By Guillermo Alvarado

I said in a previous commentary that the winds of progressive change are blowing in Latin America and the Caribbean, after the successive victories of Luis Arce in Bolivia, Pedro Castillo in Peru, Xiomara Castro in Honduras and Gabriel Boric in Chile, in addition to the reelection of Daniel Ortega in Nicaragua.

It is clear that each of these arrivals to the presidential chair has a particular significance, both for the scope of the transformations they will achieve within their countries, as well as for their weight in the regional integration process, but there is no doubt that all of them are positive.

This is a trend that could be consolidated in 2022, when three electoral processes will be held in Costa Rica, Colombia and Brazil, the last two of tremendous importance.

In the case of Costa Rica, no major significance is expected because of the more than twenty candidates that will run on February 6, the ones with the greatest possibilities of winning at the polls belong to conservative currents or, if anything, tending more towards the center of the political spectrum.

This is not the case in Colombia, where dissatisfaction with years of neoliberalism could defeat the current led from the shadows by former President Alvaro Uribe.

For the initial round on May 29 and the second round scheduled for June 19, opinion polls are in favor of the economist, former guerrilla fighter and former mayor of Bogota, Gustavo Petro, which would bring a representative of the left to the presidency for the first time in the history of that country.

Voting is a few months away, but insecurity, repeated assassinations of social leaders and poverty are daily undermining the radical right's chances of retaining power.

In Brazil, although former governor Luis Inacio Lula da Silva has not yet confirmed his candidacy for the Planalto Palace, he is leading in all polls of voting intentions, especially if he faces Jair Bolsonaro.

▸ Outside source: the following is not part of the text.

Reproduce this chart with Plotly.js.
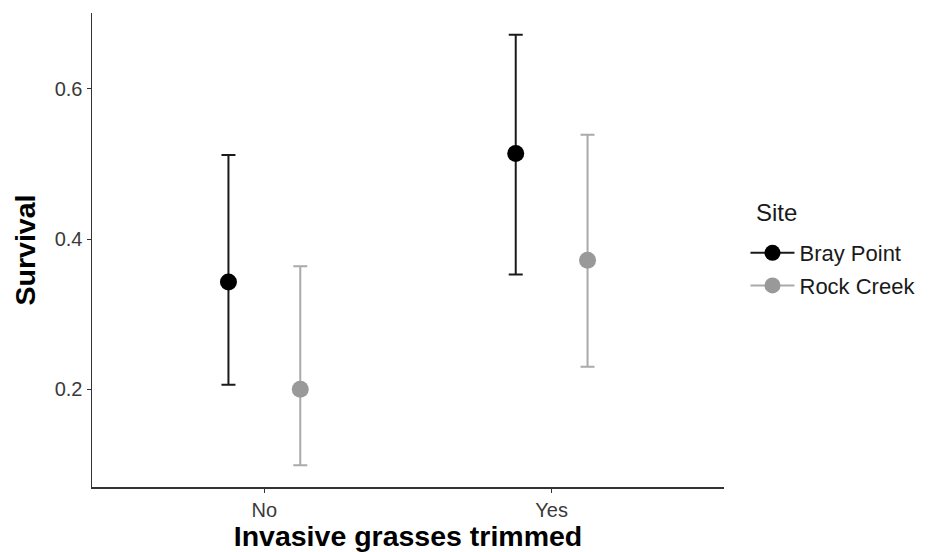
<!DOCTYPE html>
<html>
<head>
<meta charset="utf-8">
<script src="https://cdn.plot.ly/plotly-3.0.1.min.js"></script>
<style>html,body{margin:0;padding:0;background:#fff;}#chart{width:929px;height:552px;}</style>
</head>
<body>
<div id="chart"></div>
<script>
// Data
const categories = ["No", "Yes"];
const sites = ["Bray Point", "Rock Creek"];
const brayMean  = [0.343, 0.514];
const brayLower = [0.206, 0.353];
const brayUpper = [0.512, 0.672];
const rockMean  = [0.200, 0.372];
const rockLower = [0.099, 0.230];
const rockUpper = [0.364, 0.539];
const yTicks = [0.2, 0.4, 0.6];
const yTickText = ["0.2", "0.4", "0.6"];

const catPos = categories.map((c, i) => i + 1);
const dodge = 0.125;

function buildTrace(name, mean, lower, upper, offset, markerColor, barColor) {
  // insert a gap between categories so no connecting line is drawn
  const x = [], y = [], ep = [], em = [];
  mean.forEach((m, i) => {
    if (i > 0) { x.push(null); y.push(null); ep.push(null); em.push(null); }
    x.push(catPos[i] + offset);
    y.push(m);
    ep.push(upper[i] - m);
    em.push(m - lower[i]);
  });
  return {
    type: "scatter",
    mode: "lines+markers",
    name: name,
    x: x, y: y,
    connectgaps: false,
    line: {color: barColor, width: 2},
    marker: {color: markerColor, size: 17},
    error_y: {type: "data", symmetric: false, array: ep, arrayminus: em,
              color: barColor, thickness: 2, width: 7},
    legendgroup: name,
    hoverinfo: "skip"
  };
}

const traces = [
  buildTrace(sites[0], brayMean, brayLower, brayUpper, -dodge, "#000000", "#1a1a1a"),
  buildTrace(sites[1], rockMean, rockLower, rockUpper, dodge, "#999999", "#aaaaaa")
];

const fontFam = "Liberation Sans, Arial, Helvetica, sans-serif";

const layout = {
  width: 929, height: 552,
  margin: {l: 92, r: 205, t: 13, b: 65, autoexpand: false},
  paper_bgcolor: "#ffffff",
  plot_bgcolor: "#ffffff",
  font: {family: fontFam, color: "#333333"},
  showlegend: true,
  xaxis: {
    range: [0.4, 2.6],
    tickvals: catPos,
    ticktext: categories,
    showgrid: false, zeroline: false,
    showline: true, linecolor: "#333333", linewidth: 1.5,
    ticks: "outside", ticklen: 4, tickcolor: "#333333", tickwidth: 1.2,
    tickfont: {size: 20, color: "#3a3a3a"},
    title: {text: "Invasive grasses trimmed", font: {size: 28.5, color: "#000000", family: fontFam, weight: "bold"}, standoff: 0}
  },
  yaxis: {
    range: [0.070, 0.701],
    tickvals: yTicks,
    ticktext: yTickText,
    showgrid: false, zeroline: false,
    showline: true, linecolor: "#333333", linewidth: 1.5,
    ticks: "outside", ticklen: 4, tickcolor: "#333333", tickwidth: 1.2,
    tickfont: {size: 20, color: "#3a3a3a"},
    title: {text: "Survival", font: {size: 28.5, color: "#000000", family: fontFam, weight: "bold"}, standoff: 10}
  },
  annotations: [{
    text: "Site", xref: "paper", yref: "paper",
    x: 1.047, xanchor: "left", y: 0.58, yanchor: "middle",
    showarrow: false, font: {size: 24, color: "#1a1a1a", family: fontFam}
  }],
  legend: {
    x: 1.034, xanchor: "left",
    y: 0.538, yanchor: "top",
    font: {size: 22, color: "#1a1a1a"},
    traceorder: "grouped",
    tracegroupgap: 1,
    itemwidth: 44,
    bgcolor: "rgba(0,0,0,0)"
  }
};

Plotly.newPlot("chart", traces, layout, {displayModeBar: false, staticPlot: true});
</script>
</body>
</html>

Lula promised that in February or March he will announce whether he will compete again for the presidential chair, although many already see him back at the head of the Workers' Party.

These are perspectives that undoubtedly keep many people in Washington awake at night, where the machinery must already be in motion to prevent these fresh winds from spreading throughout the area.

Times of battle are coming in which everyone must be in their own trenches to protect what has already been won and advance towards new conquests.